My traveling companions on this trip, Jabin and Namrata in addition to Mizra, are researching conflict issues involving local perceptions of the Chinese claim that this is their territority, and the movement against 162 giant dams that are planned for the state in the next 30 years. In Pasighat we met with activists who said they believed that the building of the dams and the associated population explosion would lead to cultural annihalation for one of the most linguistically diverse places on the planet. We made a bonfire on the banks of the Siang river (an activty they said we could not do with the dams because of unexpected water releases)and they gave us delicious homemade rice wine out of old plastic bottles. The next day we met with the 80 year old former head beaucrat for the area. He said he used to have to walk 50 days in the mountains to visit the villages in his district. During the 1962 war he smuggled documents and orders around the Chinese occupied territory. He also plied us with rice wine even though it was barely noon. Then he did spot on imitations of British and American cowboy accents. This gentleman was pro-dam. He knew there would be a cost of moving people from their homes on their floadplains - but believed that people needed power to have a normal life.
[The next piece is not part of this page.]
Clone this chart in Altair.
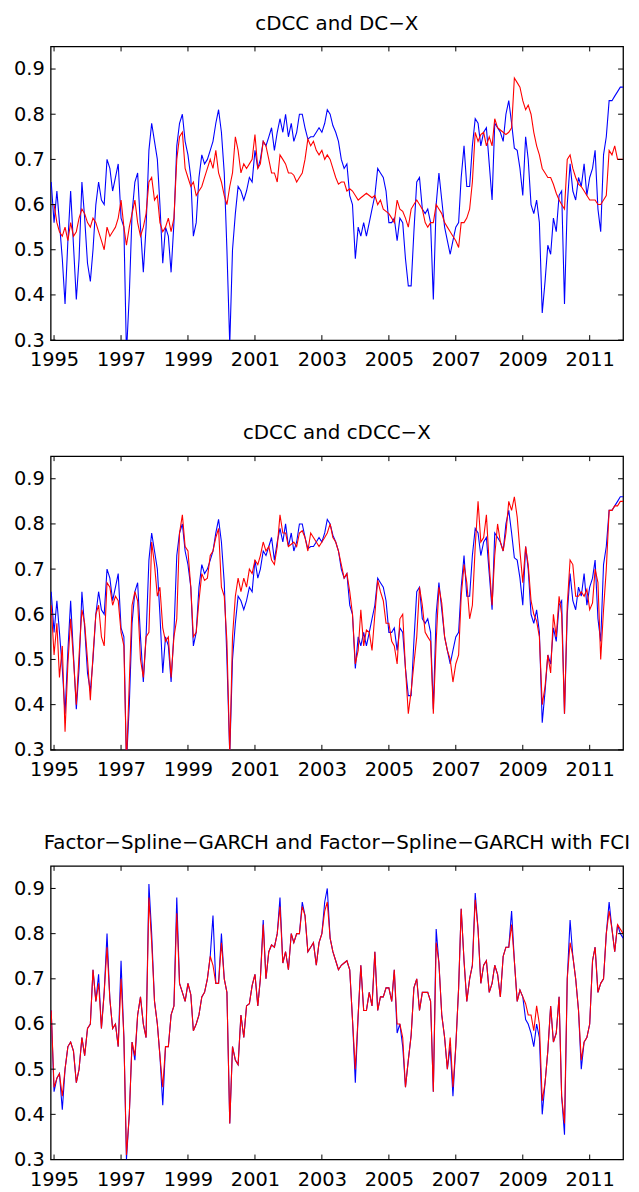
import altair as alt
import pandas as pd

# monthly observation dates (Dec 1994 .. Jan 2012)
dates = pd.date_range("1994-12-01", periods=206, freq="MS")

# cDCC (blue, panels 1 and 2)
cdcc = [
    0.65, 0.56, 0.63, 0.56, 0.48, 0.38, 0.52, 0.63, 0.51, 0.39,
    0.48, 0.65, 0.57, 0.47, 0.43, 0.50, 0.60, 0.65, 0.61, 0.60,
    0.70, 0.68, 0.63, 0.66, 0.69, 0.57, 0.55, 0.27, 0.40, 0.58,
    0.65, 0.67, 0.55, 0.45, 0.55, 0.72, 0.78, 0.74, 0.70, 0.60,
    0.47, 0.55, 0.53, 0.45, 0.56, 0.73, 0.78, 0.80, 0.74, 0.71,
    0.66, 0.53, 0.56, 0.66, 0.71, 0.69, 0.70, 0.72, 0.74, 0.78,
    0.81, 0.76, 0.67, 0.50, 0.29, 0.50, 0.58, 0.64, 0.63, 0.61,
    0.63, 0.66, 0.65, 0.72, 0.68, 0.70, 0.74, 0.73, 0.75, 0.77,
    0.72, 0.76, 0.79, 0.76, 0.80, 0.75, 0.78, 0.74, 0.76, 0.80,
    0.80, 0.77, 0.745, 0.75, 0.75, 0.76, 0.77, 0.76, 0.78, 0.81,
    0.80, 0.775, 0.76, 0.74, 0.70, 0.68, 0.69, 0.62, 0.60, 0.48,
    0.55, 0.53, 0.56, 0.53, 0.56, 0.59, 0.62, 0.68, 0.67, 0.66,
    0.63, 0.56, 0.56, 0.57, 0.52, 0.57, 0.56, 0.48, 0.42, 0.42,
    0.54, 0.65, 0.66, 0.59, 0.58, 0.59, 0.56, 0.39, 0.60, 0.67,
    0.61, 0.55, 0.52, 0.49, 0.52, 0.55, 0.56, 0.66, 0.73, 0.64,
    0.64, 0.73, 0.79, 0.78, 0.73, 0.76, 0.77, 0.69, 0.61, 0.78,
    0.77, 0.76, 0.74, 0.80, 0.83, 0.78, 0.725, 0.72, 0.68, 0.62,
    0.75, 0.70, 0.60, 0.58, 0.61, 0.56, 0.36, 0.43, 0.51, 0.49,
    0.57, 0.54, 0.62, 0.63, 0.38, 0.60, 0.69, 0.63, 0.61, 0.66,
    0.64, 0.69, 0.62, 0.66, 0.68, 0.72, 0.59, 0.54, 0.71, 0.75,
    0.83, 0.83, 0.84, 0.85, 0.86, 0.86,
]

# DC-X (red, panel 1)
dcx = [
    0.60, 0.60, 0.56, 0.54, 0.53, 0.55, 0.52, 0.56, 0.53, 0.54,
    0.57, 0.59, 0.58, 0.56, 0.55, 0.57, 0.56, 0.54, 0.52, 0.50,
    0.55, 0.53, 0.54, 0.55, 0.57, 0.61, 0.55, 0.51, 0.55, 0.58,
    0.61, 0.56, 0.53, 0.55, 0.58, 0.65, 0.66, 0.61, 0.62, 0.56,
    0.54, 0.55, 0.57, 0.54, 0.57, 0.70, 0.75, 0.76, 0.68, 0.66,
    0.64, 0.65, 0.62, 0.63, 0.64, 0.66, 0.68, 0.70, 0.68, 0.72,
    0.67, 0.65, 0.62, 0.60, 0.64, 0.67, 0.75, 0.72, 0.67, 0.69,
    0.68, 0.69, 0.70, 0.755, 0.68, 0.69, 0.74, 0.73, 0.70, 0.67,
    0.67, 0.65, 0.71, 0.70, 0.69, 0.67, 0.67, 0.665, 0.65, 0.66,
    0.67, 0.70, 0.745, 0.73, 0.74, 0.72, 0.71, 0.72, 0.70, 0.71,
    0.70, 0.68, 0.66, 0.645, 0.65, 0.65, 0.63, 0.635, 0.63, 0.62,
    0.61, 0.615, 0.62, 0.625, 0.62, 0.615, 0.62, 0.60, 0.61, 0.59,
    0.585, 0.58, 0.57, 0.56, 0.61, 0.59, 0.585, 0.57, 0.55, 0.59,
    0.60, 0.61, 0.60, 0.59, 0.56, 0.55, 0.56, 0.56, 0.60, 0.59,
    0.58, 0.56, 0.55, 0.54, 0.53, 0.52, 0.505, 0.56, 0.56, 0.57,
    0.59, 0.65, 0.76, 0.74, 0.755, 0.76, 0.73, 0.75, 0.73, 0.79,
    0.77, 0.765, 0.76, 0.755, 0.76, 0.77, 0.88, 0.87, 0.86, 0.83,
    0.81, 0.82, 0.80, 0.76, 0.73, 0.71, 0.68, 0.67, 0.66, 0.66,
    0.645, 0.625, 0.61, 0.60, 0.59, 0.70, 0.71, 0.68, 0.66, 0.645,
    0.64, 0.63, 0.62, 0.61, 0.61, 0.61, 0.60, 0.60, 0.61, 0.62,
    0.72, 0.71, 0.73, 0.70, 0.70, 0.70,
]

# cDCC-X (red, panel 2)
cdccx = [
    0.62, 0.51, 0.58, 0.46, 0.53, 0.34, 0.49, 0.59, 0.50, 0.40,
    0.51, 0.61, 0.58, 0.50, 0.41, 0.51, 0.60, 0.62, 0.55, 0.53,
    0.67, 0.66, 0.62, 0.64, 0.63, 0.56, 0.53, 0.27, 0.45, 0.62,
    0.65, 0.63, 0.50, 0.46, 0.55, 0.56, 0.76, 0.71, 0.64, 0.66,
    0.57, 0.54, 0.55, 0.46, 0.55, 0.59, 0.78, 0.82, 0.75, 0.74,
    0.66, 0.55, 0.56, 0.63, 0.69, 0.675, 0.68, 0.73, 0.74, 0.77,
    0.79, 0.66, 0.64, 0.54, 0.29, 0.55, 0.64, 0.68, 0.65, 0.68,
    0.66, 0.70, 0.69, 0.72, 0.71, 0.73, 0.76, 0.74, 0.75, 0.72,
    0.71, 0.75, 0.82, 0.78, 0.78, 0.75, 0.755, 0.76, 0.75, 0.78,
    0.785, 0.77, 0.74, 0.78, 0.77, 0.76, 0.75, 0.76, 0.77, 0.78,
    0.80, 0.77, 0.76, 0.74, 0.71, 0.68, 0.69, 0.65, 0.60, 0.49,
    0.52, 0.61, 0.53, 0.565, 0.56, 0.52, 0.60, 0.675, 0.65, 0.63,
    0.58, 0.58, 0.54, 0.53, 0.49, 0.59, 0.60, 0.48, 0.38, 0.43,
    0.49, 0.55, 0.66, 0.62, 0.56, 0.55, 0.54, 0.38, 0.54, 0.66,
    0.625, 0.55, 0.52, 0.50, 0.45, 0.49, 0.51, 0.64, 0.71, 0.67,
    0.59, 0.62, 0.75, 0.85, 0.76, 0.77, 0.82, 0.71, 0.62, 0.73,
    0.80, 0.76, 0.74, 0.78, 0.85, 0.83, 0.86, 0.815, 0.74, 0.67,
    0.75, 0.71, 0.63, 0.60, 0.585, 0.55, 0.40, 0.44, 0.51, 0.47,
    0.60, 0.55, 0.64, 0.60, 0.38, 0.62, 0.72, 0.71, 0.64, 0.64,
    0.65, 0.64, 0.655, 0.61, 0.625, 0.70, 0.67, 0.50, 0.61, 0.70,
    0.83, 0.83, 0.84, 0.84, 0.85, 0.85,
]

# Factor-Spline-GARCH (blue, panel 3)
fsg = [
    0.63, 0.45, 0.48, 0.49, 0.41, 0.50, 0.55, 0.56, 0.54, 0.47,
    0.50, 0.57, 0.53, 0.59, 0.60, 0.72, 0.65, 0.71, 0.59, 0.67,
    0.80, 0.655, 0.59, 0.60, 0.55, 0.74, 0.57, 0.30, 0.40, 0.56,
    0.52, 0.62, 0.66, 0.60, 0.57, 0.91, 0.80, 0.65, 0.60, 0.53,
    0.42, 0.55, 0.55, 0.62, 0.64, 0.88, 0.69, 0.67, 0.65, 0.69,
    0.665, 0.585, 0.60, 0.62, 0.66, 0.67, 0.70, 0.75, 0.84, 0.69,
    0.69, 0.80, 0.70, 0.67, 0.38, 0.55, 0.52, 0.51, 0.62, 0.57,
    0.64, 0.645, 0.685, 0.71, 0.64, 0.70, 0.83, 0.70, 0.76, 0.775,
    0.77, 0.80, 0.88, 0.735, 0.76, 0.72, 0.80, 0.78, 0.80, 0.80,
    0.87, 0.84, 0.76, 0.77, 0.78, 0.73, 0.78, 0.80, 0.87, 0.90,
    0.79, 0.76, 0.74, 0.72, 0.73, 0.735, 0.74, 0.72, 0.61, 0.47,
    0.62, 0.73, 0.63, 0.63, 0.67, 0.64, 0.76, 0.63, 0.66, 0.66,
    0.68, 0.68, 0.65, 0.72, 0.58, 0.60, 0.55, 0.46, 0.52, 0.575,
    0.68, 0.70, 0.63, 0.67, 0.67, 0.67, 0.65, 0.45, 0.81, 0.735,
    0.62, 0.57, 0.50, 0.55, 0.44, 0.55, 0.68, 0.855, 0.74, 0.65,
    0.70, 0.73, 0.89, 0.81, 0.69, 0.73, 0.74, 0.67, 0.69, 0.73,
    0.71, 0.66, 0.75, 0.77, 0.77, 0.85, 0.74, 0.65, 0.675, 0.66,
    0.61, 0.60, 0.58, 0.55, 0.60, 0.57, 0.40, 0.47, 0.54, 0.64,
    0.56, 0.58, 0.66, 0.44, 0.355, 0.70, 0.83, 0.75, 0.70, 0.63,
    0.50, 0.56, 0.57, 0.60, 0.74, 0.77, 0.67, 0.69, 0.70, 0.80,
    0.87, 0.81, 0.76, 0.82, 0.80, 0.79,
]

# Factor-Spline-GARCH with FCI (red, panel 3)
fsg_fci = [
    0.63, 0.46, 0.48, 0.49, 0.44, 0.50, 0.55, 0.56, 0.54, 0.47,
    0.50, 0.57, 0.53, 0.59, 0.60, 0.72, 0.65, 0.69, 0.59, 0.67,
    0.77, 0.655, 0.59, 0.60, 0.55, 0.70, 0.57, 0.31, 0.40, 0.56,
    0.53, 0.62, 0.66, 0.60, 0.57, 0.88, 0.78, 0.65, 0.60, 0.53,
    0.46, 0.55, 0.55, 0.62, 0.64, 0.845, 0.69, 0.67, 0.65, 0.69,
    0.665, 0.585, 0.60, 0.62, 0.66, 0.67, 0.70, 0.75, 0.73, 0.69,
    0.69, 0.78, 0.70, 0.67, 0.38, 0.55, 0.52, 0.51, 0.62, 0.57,
    0.64, 0.645, 0.685, 0.71, 0.64, 0.70, 0.82, 0.70, 0.76, 0.775,
    0.77, 0.80, 0.86, 0.735, 0.76, 0.72, 0.80, 0.78, 0.80, 0.80,
    0.86, 0.84, 0.76, 0.77, 0.78, 0.73, 0.78, 0.80, 0.85, 0.87,
    0.79, 0.76, 0.74, 0.72, 0.73, 0.735, 0.74, 0.72, 0.61, 0.50,
    0.62, 0.73, 0.63, 0.63, 0.67, 0.64, 0.76, 0.63, 0.66, 0.66,
    0.68, 0.68, 0.65, 0.72, 0.60, 0.60, 0.57, 0.46, 0.52, 0.575,
    0.68, 0.70, 0.63, 0.67, 0.67, 0.67, 0.65, 0.45, 0.78, 0.735,
    0.62, 0.57, 0.50, 0.57, 0.46, 0.55, 0.68, 0.855, 0.74, 0.65,
    0.70, 0.73, 0.875, 0.81, 0.69, 0.73, 0.74, 0.67, 0.69, 0.73,
    0.71, 0.66, 0.75, 0.77, 0.77, 0.82, 0.74, 0.65, 0.675, 0.66,
    0.645, 0.62, 0.62, 0.585, 0.64, 0.60, 0.43, 0.47, 0.54, 0.64,
    0.56, 0.58, 0.66, 0.44, 0.38, 0.70, 0.78, 0.75, 0.70, 0.63,
    0.52, 0.56, 0.57, 0.60, 0.74, 0.77, 0.67, 0.69, 0.70, 0.80,
    0.85, 0.81, 0.76, 0.82, 0.81, 0.80,
]

titles = [
    "cDCC and DC\u2212X",
    "cDCC and cDCC\u2212X",
    "Factor\u2212Spline\u2212GARCH and Factor\u2212Spline\u2212GARCH with FCI",
]
y_ticks = [0.3, 0.4, 0.5, 0.6, 0.7, 0.8, 0.9]
x_tick_years = [1995, 1997, 1999, 2001, 2003, 2005, 2007, 2009, 2011]

W, H = 577, 296
FONT = "DejaVu Sans"
FS = 19.5
TFS = 20
TL = 5  # inward tick length

x_scale = alt.Scale(domain=[alt.DateTime(year=1994, month=11, date=25),
                            alt.DateTime(year=2011, month=12, date=31)])
y_scale = alt.Scale(domain=[0.3, 0.95], nice=False, zero=False)
x_axis = alt.Axis(values=[alt.DateTime(year=y, month=1, date=1) for y in x_tick_years],
                  format="%Y", title=None, labelFlush=False, labelOverlap=False,
                  labelPadding=11, grid=False, ticks=False, domain=False,
                  labelFont=FONT, labelFontSize=FS, labelColor="black")
y_axis = alt.Axis(values=y_ticks, format=".1f", title=None, labelPadding=6.5,
                  labelOverlap=False, grid=False, ticks=False, domain=False,
                  labelFont=FONT, labelFontSize=FS, labelColor="black")

ytick_df = pd.DataFrame({"v": y_ticks})
xtick_df = pd.DataFrame({"d": pd.to_datetime([f"{y}-01-01" for y in x_tick_years])})


def panel(title, blue, red):
    df = pd.DataFrame({"date": dates, "blue": blue, "red": red})
    base = alt.Chart(df)
    X = alt.X("date:T", scale=x_scale, axis=x_axis)
    lb = base.mark_line(color="#0000ff", strokeWidth=1.1, clip=True).encode(
        x=X, y=alt.Y("blue:Q", scale=y_scale, axis=y_axis))
    lr = base.mark_line(color="#ff0000", strokeWidth=1.1, clip=True).encode(
        x=X, y=alt.Y("red:Q", scale=y_scale, axis=y_axis))
    yt = alt.Chart(ytick_df)
    tl = yt.mark_rule(color="black", strokeWidth=1).encode(
        y=alt.Y("v:Q", scale=y_scale, axis=y_axis), x=alt.value(0), x2=alt.value(TL))
    tr = yt.mark_rule(color="black", strokeWidth=1).encode(
        y=alt.Y("v:Q", scale=y_scale, axis=y_axis), x=alt.value(W - TL), x2=alt.value(W))
    xt = alt.Chart(xtick_df)
    tb = xt.mark_rule(color="black", strokeWidth=1).encode(
        x=alt.X("d:T", scale=x_scale, axis=x_axis), y=alt.value(H - TL), y2=alt.value(H))
    tt = xt.mark_rule(color="black", strokeWidth=1).encode(
        x=alt.X("d:T", scale=x_scale, axis=x_axis), y=alt.value(0), y2=alt.value(TL))
    return alt.layer(lb, lr, tl, tr, tb, tt).properties(
        width=W, height=H,
        title=alt.TitleParams(text=title, fontSize=TFS, font=FONT, fontWeight="normal",
                              anchor="middle", frame="group", offset=12.5, color="black"),
    )


chart = alt.vconcat(
    panel(titles[0], cdcc, dcx),
    panel(titles[1], cdcc, cdccx),
    panel(titles[2], fsg, fsg_fci),
    spacing=52,
).properties(
    padding={"left": 4, "right": 0, "top": 0, "bottom": 0},
    background="white",
).configure_view(
    stroke="black", strokeWidth=1.3
)

chart.save("out.html", embed_options={"renderer": "svg", "actions": False})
Arunachal Pradesh is one of the most extreme places I have seen in India.The scenary is gorgeous - green jungle clad mountains and deep river cut valleys. This accounts for it's diversity. In reality there is no place of Arunachal Pradesh - it is entirely a political creation of the Indian state. Before the last century the tribes in these valleys developed languages and traditions independent of each other due to the stark geography.

This state has an edge I have not felt in other parts of India. The villages are gorgeous and transquil - with houses on stilts made of wood and bamboo with thatched roofs. But the towns feel like the wild west. In the town of Aloo I counted 7 steel gated dingy liquor stores within two blocks of our hotel. The men frequently have long knives they carry on their waists - and the occassional rifle strapped to their backs. There is a clear tension between the local tribal members and outsiders, Indian military and shopowners from "mainland" India that have come within the last 30 years to settle here.

The roads are one lane tracks that wind terrifyingly around the mountains - half blocked by the occasional landslide. The driver pleasantly honks at hair pin turns to notify oncoming cars of our presence. Bizarrely this is the first place I have seen elephants in India outside the Chennai zoo. Loggers use them as to transport trees in the mountains. Most of the land is onspoiled but occassionally you'll see swaths of forest clear cut and burnt out on the hill sides.

In Aloo I also got to have my first chat with the local police. I have gone along with my traveling companions when they meet with civil society groups - but when they meet with government or army officials I'm on my own. Walking around Aloo I met a British traveler. While walking together the police stopped him and told him by name that he had to come to the station house with them. When I started innocently walking away they made it clear that I was "invited" as well.

We we arrived at the police station it became clear that the cops had figured out that the English guys "inner-line" entry documents to get into Arunachal Pradesh were not in order. Successive ranks of officers entered the room, ascertained this, and told us we were getting expelled. At this point the Brit helpfully said to me "I'm not sure why you are here". Indeed. Each captain who would enter would tell both of us that we would have to go - with me insisting each time that I had nothing to do with this guy and all of my documents were in order. Finally I talked to the police chief, clarified, and walked out to freedom.

On Sunday I celebrated my birthday in India. Jabin, Namrata, Mizra and I obtained Indian ghee sweets as our cake. Magically the power was on for a couple of hours so we watched the movie The Omen on TV in the hotel.

Now I am writing in the town of Ziro which is surrounded by green rice fields in a valley that is much wider than most that I have seen in this state. From here we hope to make our way to the Tawang Valley - one of the most remote places in the state - to see an 800 person Buddhist Monestary - the very place the Dali Lama fled to when China invaded Tibet in the 1950's.

After that I'll go back to the Garden of Peace school in Tamil Nadu. I'm excited to see the kids and sleep in a bamboo tree house again.